No pictures go into the copy. Write out exactly the lines below from the one containing "Rebuild this chart" through the one containing "const titleText = 'CONCORDANCES';".
* Begin *
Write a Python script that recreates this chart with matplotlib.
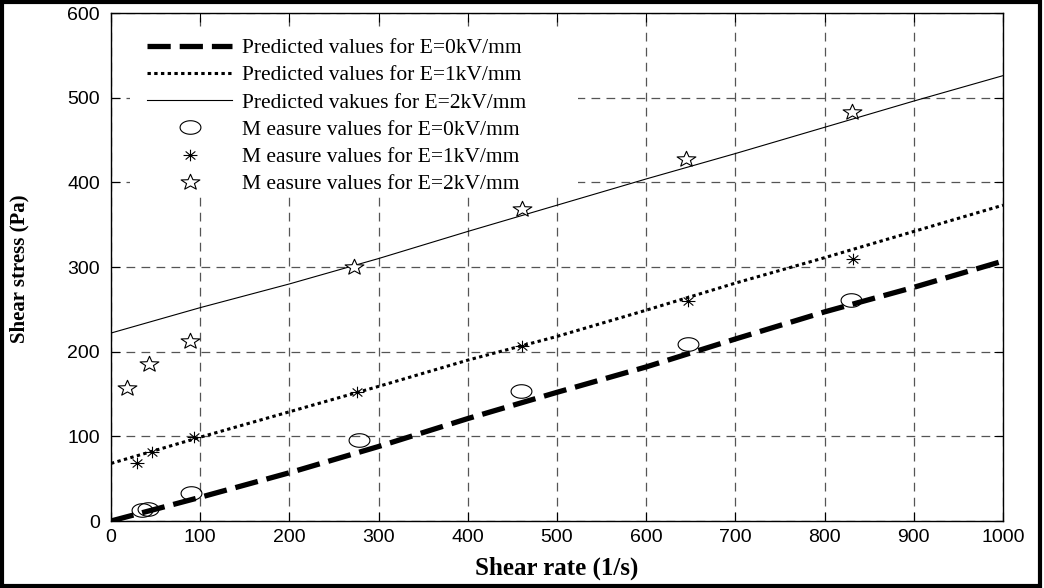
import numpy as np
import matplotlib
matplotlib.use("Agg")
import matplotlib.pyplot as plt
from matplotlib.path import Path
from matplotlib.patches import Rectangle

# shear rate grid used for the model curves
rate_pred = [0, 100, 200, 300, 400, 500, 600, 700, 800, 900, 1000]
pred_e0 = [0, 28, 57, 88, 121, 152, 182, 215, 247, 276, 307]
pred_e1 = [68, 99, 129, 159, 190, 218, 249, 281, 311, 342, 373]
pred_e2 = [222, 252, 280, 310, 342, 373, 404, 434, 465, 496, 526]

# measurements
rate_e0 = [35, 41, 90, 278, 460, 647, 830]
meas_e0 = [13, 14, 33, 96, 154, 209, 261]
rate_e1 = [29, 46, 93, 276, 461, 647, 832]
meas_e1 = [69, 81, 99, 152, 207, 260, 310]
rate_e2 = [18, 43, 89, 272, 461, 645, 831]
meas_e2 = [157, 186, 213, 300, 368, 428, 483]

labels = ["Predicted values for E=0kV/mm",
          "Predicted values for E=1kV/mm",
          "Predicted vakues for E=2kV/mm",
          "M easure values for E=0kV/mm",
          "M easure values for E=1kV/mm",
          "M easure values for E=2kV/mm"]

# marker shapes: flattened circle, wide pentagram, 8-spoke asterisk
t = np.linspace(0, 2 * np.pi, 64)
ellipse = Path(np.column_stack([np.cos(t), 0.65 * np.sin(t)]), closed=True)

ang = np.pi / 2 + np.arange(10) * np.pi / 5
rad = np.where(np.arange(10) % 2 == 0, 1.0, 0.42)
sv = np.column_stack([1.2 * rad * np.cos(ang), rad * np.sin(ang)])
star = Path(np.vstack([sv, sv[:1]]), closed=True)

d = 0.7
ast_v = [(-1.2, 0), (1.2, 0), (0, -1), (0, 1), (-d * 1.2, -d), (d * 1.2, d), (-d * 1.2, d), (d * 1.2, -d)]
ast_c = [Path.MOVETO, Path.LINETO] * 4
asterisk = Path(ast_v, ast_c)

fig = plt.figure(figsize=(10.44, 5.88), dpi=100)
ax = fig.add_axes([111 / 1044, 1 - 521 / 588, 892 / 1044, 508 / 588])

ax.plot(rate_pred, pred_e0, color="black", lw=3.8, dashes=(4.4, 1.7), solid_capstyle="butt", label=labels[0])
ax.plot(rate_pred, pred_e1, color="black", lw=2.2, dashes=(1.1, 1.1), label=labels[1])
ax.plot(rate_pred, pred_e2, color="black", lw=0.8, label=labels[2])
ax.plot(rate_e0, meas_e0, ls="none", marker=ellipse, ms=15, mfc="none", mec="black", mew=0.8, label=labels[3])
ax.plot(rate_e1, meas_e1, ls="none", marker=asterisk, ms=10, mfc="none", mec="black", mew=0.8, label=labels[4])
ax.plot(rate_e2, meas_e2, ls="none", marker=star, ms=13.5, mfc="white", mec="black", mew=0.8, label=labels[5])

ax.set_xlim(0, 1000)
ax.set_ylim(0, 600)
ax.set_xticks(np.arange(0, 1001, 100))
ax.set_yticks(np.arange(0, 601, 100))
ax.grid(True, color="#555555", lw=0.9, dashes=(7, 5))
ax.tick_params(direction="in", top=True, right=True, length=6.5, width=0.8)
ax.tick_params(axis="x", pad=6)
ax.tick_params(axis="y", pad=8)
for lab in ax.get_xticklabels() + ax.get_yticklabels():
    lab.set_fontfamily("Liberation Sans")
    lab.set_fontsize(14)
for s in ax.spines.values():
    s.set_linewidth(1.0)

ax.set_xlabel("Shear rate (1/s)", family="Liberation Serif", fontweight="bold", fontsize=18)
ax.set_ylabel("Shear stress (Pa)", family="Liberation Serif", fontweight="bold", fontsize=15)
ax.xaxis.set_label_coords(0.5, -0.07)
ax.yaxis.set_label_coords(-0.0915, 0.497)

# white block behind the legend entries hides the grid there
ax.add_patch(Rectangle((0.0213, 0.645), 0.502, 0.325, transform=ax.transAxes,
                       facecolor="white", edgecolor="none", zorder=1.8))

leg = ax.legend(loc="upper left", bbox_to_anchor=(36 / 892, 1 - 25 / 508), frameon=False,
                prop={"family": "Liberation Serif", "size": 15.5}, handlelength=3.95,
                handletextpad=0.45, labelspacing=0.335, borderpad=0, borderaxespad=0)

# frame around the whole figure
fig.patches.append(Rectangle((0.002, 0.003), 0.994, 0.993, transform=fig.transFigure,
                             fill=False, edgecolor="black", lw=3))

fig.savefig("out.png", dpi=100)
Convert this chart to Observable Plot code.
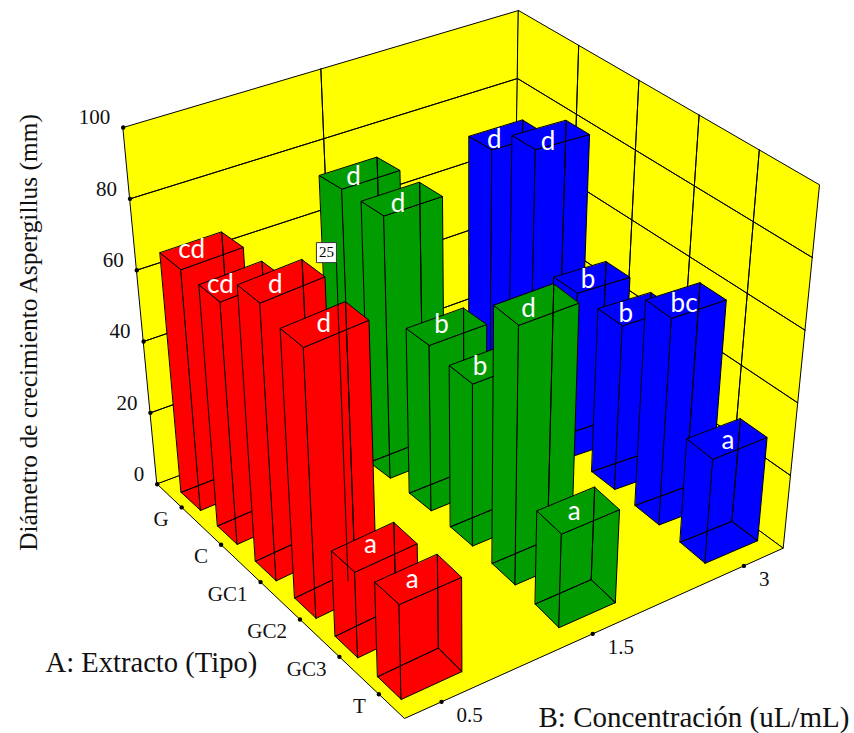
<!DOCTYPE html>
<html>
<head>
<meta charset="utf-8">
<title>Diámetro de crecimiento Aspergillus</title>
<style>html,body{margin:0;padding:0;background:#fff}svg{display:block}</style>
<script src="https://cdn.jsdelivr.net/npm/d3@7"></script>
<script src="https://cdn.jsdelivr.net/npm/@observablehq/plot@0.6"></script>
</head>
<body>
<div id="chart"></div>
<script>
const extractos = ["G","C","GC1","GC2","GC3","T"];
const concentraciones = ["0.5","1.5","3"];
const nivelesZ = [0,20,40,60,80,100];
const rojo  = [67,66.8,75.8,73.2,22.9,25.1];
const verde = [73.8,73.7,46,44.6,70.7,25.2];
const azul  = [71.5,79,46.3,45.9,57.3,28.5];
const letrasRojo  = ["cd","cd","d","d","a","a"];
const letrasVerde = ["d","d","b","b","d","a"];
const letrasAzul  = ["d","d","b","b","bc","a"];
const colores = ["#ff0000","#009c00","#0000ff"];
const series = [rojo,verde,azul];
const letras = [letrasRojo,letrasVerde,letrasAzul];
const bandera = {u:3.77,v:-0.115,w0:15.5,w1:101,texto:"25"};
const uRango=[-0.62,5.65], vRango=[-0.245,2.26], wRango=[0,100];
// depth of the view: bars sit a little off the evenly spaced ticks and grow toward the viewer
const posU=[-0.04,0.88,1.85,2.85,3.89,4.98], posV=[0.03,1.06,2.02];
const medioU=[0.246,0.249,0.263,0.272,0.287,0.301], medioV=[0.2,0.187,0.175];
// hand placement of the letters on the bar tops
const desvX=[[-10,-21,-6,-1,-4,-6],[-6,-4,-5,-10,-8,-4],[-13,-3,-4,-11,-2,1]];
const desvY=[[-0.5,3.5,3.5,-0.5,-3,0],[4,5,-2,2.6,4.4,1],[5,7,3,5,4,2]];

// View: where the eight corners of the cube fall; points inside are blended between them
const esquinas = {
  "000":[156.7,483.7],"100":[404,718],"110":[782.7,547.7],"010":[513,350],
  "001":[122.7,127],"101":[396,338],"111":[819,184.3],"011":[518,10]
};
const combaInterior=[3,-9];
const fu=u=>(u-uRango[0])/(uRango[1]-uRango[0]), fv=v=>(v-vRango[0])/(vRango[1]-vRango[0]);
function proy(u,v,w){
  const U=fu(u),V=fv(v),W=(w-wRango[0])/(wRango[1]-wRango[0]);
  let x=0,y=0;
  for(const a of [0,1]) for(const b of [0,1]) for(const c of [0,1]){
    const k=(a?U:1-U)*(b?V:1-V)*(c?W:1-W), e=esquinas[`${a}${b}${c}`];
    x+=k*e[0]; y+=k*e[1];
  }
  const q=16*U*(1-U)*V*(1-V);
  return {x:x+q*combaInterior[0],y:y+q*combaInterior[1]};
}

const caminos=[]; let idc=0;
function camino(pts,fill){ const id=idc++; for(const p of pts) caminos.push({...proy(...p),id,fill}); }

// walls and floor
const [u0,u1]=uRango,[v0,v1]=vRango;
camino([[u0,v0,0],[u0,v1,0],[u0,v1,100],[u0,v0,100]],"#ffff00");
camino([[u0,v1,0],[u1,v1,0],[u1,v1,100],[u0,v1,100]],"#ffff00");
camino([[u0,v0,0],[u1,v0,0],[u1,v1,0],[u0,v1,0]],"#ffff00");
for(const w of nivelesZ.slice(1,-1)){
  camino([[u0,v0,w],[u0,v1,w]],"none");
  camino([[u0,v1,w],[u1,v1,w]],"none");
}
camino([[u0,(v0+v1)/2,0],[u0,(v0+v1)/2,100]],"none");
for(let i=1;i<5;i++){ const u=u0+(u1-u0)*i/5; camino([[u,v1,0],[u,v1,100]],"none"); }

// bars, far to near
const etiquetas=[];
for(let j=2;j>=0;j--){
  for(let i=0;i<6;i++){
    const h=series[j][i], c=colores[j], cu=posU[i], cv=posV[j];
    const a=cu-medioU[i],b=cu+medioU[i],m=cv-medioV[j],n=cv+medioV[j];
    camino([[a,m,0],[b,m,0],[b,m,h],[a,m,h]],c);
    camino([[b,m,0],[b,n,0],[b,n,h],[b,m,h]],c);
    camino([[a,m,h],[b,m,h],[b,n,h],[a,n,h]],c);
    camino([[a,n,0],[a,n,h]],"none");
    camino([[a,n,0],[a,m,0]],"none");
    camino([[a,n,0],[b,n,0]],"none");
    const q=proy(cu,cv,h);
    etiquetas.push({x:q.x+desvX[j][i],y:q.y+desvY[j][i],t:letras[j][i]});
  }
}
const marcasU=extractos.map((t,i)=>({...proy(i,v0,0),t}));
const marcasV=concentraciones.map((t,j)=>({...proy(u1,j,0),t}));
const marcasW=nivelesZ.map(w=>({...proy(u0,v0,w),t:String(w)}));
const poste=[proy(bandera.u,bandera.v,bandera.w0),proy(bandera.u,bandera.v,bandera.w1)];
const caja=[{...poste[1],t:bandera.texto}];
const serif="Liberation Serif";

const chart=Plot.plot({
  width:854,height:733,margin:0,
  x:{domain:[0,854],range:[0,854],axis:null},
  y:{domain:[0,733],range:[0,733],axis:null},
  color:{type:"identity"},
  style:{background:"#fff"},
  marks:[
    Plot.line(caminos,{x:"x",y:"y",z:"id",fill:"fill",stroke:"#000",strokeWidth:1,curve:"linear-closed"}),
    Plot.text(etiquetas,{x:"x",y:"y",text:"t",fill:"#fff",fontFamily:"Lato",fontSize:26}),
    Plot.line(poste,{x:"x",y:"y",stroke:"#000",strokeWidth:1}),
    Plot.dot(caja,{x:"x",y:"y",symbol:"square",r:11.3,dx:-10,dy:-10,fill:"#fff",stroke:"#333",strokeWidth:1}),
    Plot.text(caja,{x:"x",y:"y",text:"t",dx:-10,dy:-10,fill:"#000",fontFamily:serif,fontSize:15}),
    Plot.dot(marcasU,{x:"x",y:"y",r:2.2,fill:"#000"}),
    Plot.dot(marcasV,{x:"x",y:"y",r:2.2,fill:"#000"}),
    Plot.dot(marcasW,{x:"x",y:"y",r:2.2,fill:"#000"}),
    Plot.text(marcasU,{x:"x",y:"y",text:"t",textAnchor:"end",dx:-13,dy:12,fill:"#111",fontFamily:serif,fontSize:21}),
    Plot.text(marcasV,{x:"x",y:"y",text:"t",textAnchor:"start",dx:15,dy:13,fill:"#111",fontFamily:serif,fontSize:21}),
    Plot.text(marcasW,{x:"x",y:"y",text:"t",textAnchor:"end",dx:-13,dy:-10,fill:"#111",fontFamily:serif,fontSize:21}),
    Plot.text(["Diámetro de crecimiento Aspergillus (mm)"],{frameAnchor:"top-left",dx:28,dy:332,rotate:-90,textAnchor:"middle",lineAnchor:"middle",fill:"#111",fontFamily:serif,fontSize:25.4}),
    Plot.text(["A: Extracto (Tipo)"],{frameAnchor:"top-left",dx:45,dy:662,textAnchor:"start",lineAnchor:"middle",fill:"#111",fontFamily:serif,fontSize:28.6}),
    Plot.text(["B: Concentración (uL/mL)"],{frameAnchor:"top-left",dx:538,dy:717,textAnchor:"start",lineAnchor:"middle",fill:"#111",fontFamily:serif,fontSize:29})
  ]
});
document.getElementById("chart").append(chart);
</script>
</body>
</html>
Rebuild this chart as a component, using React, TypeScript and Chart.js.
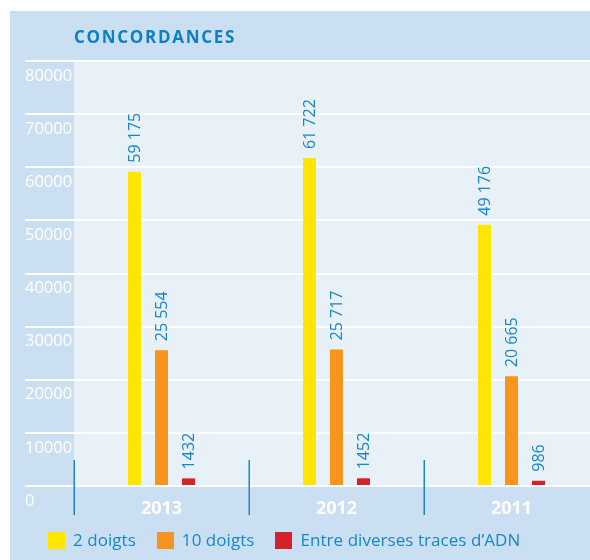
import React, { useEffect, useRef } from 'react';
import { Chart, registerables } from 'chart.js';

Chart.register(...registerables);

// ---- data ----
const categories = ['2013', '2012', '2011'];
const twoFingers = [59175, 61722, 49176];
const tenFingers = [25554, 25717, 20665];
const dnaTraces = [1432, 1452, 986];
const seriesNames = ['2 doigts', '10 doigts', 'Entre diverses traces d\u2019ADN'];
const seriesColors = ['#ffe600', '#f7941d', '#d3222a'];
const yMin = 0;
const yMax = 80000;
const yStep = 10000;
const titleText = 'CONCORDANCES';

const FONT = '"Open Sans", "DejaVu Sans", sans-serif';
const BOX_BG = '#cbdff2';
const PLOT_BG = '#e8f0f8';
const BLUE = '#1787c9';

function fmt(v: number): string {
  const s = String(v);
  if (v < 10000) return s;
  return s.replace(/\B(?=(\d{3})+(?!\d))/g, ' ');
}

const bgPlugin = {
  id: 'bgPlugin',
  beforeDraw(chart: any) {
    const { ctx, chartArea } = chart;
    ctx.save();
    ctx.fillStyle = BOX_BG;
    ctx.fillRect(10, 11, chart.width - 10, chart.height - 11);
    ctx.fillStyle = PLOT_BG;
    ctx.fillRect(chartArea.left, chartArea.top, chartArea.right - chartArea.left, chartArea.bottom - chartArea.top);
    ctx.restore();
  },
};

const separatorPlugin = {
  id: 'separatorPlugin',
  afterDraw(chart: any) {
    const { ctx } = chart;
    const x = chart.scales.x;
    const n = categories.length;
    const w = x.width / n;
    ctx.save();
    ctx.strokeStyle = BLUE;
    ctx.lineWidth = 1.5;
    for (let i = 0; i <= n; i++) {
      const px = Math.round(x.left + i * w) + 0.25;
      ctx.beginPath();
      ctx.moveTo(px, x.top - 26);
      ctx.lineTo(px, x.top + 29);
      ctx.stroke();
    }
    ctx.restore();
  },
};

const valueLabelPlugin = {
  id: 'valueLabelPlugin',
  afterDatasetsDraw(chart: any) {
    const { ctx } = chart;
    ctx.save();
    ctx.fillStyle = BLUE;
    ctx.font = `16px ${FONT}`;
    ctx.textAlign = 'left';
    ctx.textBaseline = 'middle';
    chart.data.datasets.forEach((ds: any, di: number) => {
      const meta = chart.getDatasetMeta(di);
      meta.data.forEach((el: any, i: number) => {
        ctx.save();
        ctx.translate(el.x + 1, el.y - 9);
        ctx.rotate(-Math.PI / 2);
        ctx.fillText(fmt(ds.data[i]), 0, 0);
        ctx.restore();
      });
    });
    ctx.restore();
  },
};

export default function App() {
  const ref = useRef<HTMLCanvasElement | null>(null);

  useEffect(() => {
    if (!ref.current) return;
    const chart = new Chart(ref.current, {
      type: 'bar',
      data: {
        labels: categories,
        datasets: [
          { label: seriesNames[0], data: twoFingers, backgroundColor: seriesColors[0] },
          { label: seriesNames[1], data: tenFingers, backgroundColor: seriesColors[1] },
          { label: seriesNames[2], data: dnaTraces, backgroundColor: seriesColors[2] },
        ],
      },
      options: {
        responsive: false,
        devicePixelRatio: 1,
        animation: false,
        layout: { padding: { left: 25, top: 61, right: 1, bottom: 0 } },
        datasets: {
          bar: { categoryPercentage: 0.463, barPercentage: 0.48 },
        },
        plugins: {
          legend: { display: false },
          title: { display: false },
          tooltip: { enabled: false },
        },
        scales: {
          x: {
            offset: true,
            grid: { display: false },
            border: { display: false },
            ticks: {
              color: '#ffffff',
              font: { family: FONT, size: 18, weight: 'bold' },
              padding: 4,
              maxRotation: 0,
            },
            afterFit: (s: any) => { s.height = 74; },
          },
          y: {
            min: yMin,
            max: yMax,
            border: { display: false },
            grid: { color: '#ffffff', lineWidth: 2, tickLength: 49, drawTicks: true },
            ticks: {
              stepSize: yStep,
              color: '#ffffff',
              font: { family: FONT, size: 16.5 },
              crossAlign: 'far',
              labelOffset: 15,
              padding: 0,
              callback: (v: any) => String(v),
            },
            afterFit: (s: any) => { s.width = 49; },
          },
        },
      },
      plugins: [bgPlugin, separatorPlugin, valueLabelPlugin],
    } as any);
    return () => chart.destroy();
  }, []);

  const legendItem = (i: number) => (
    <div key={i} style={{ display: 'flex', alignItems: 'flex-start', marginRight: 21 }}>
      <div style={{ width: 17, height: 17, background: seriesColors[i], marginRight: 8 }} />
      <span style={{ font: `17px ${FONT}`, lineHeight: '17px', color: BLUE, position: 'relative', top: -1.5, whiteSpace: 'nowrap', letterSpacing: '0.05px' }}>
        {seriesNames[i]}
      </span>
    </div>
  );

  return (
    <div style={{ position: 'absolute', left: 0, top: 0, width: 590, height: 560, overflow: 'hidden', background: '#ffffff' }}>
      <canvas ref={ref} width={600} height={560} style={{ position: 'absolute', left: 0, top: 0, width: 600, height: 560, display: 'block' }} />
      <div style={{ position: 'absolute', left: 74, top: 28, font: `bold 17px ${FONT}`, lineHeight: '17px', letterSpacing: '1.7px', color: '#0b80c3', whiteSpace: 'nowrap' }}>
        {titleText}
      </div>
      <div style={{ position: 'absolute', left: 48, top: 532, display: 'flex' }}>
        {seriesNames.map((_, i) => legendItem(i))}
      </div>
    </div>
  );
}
* End *
■ Response to this exercise
Rebuild this chart as a component, using React, TypeScript and Chart.js.
import React, { useEffect, useRef } from 'react';
import { Chart, registerables } from 'chart.js';

Chart.register(...registerables);

// ---- data ----
const categories = ['2013', '2012', '2011'];
const twoFingers = [59175, 61722, 49176];
const tenFingers = [25554, 25717, 20665];
const dnaTraces = [1432, 1452, 986];
const seriesNames = ['2 doigts', '10 doigts', 'Entre diverses traces d\u2019ADN'];
const seriesColors = ['#ffe600', '#f7941d', '#d3222a'];
const yMin = 0;
const yMax = 80000;
const yStep = 10000;
const titleText = 'CONCORDANCES';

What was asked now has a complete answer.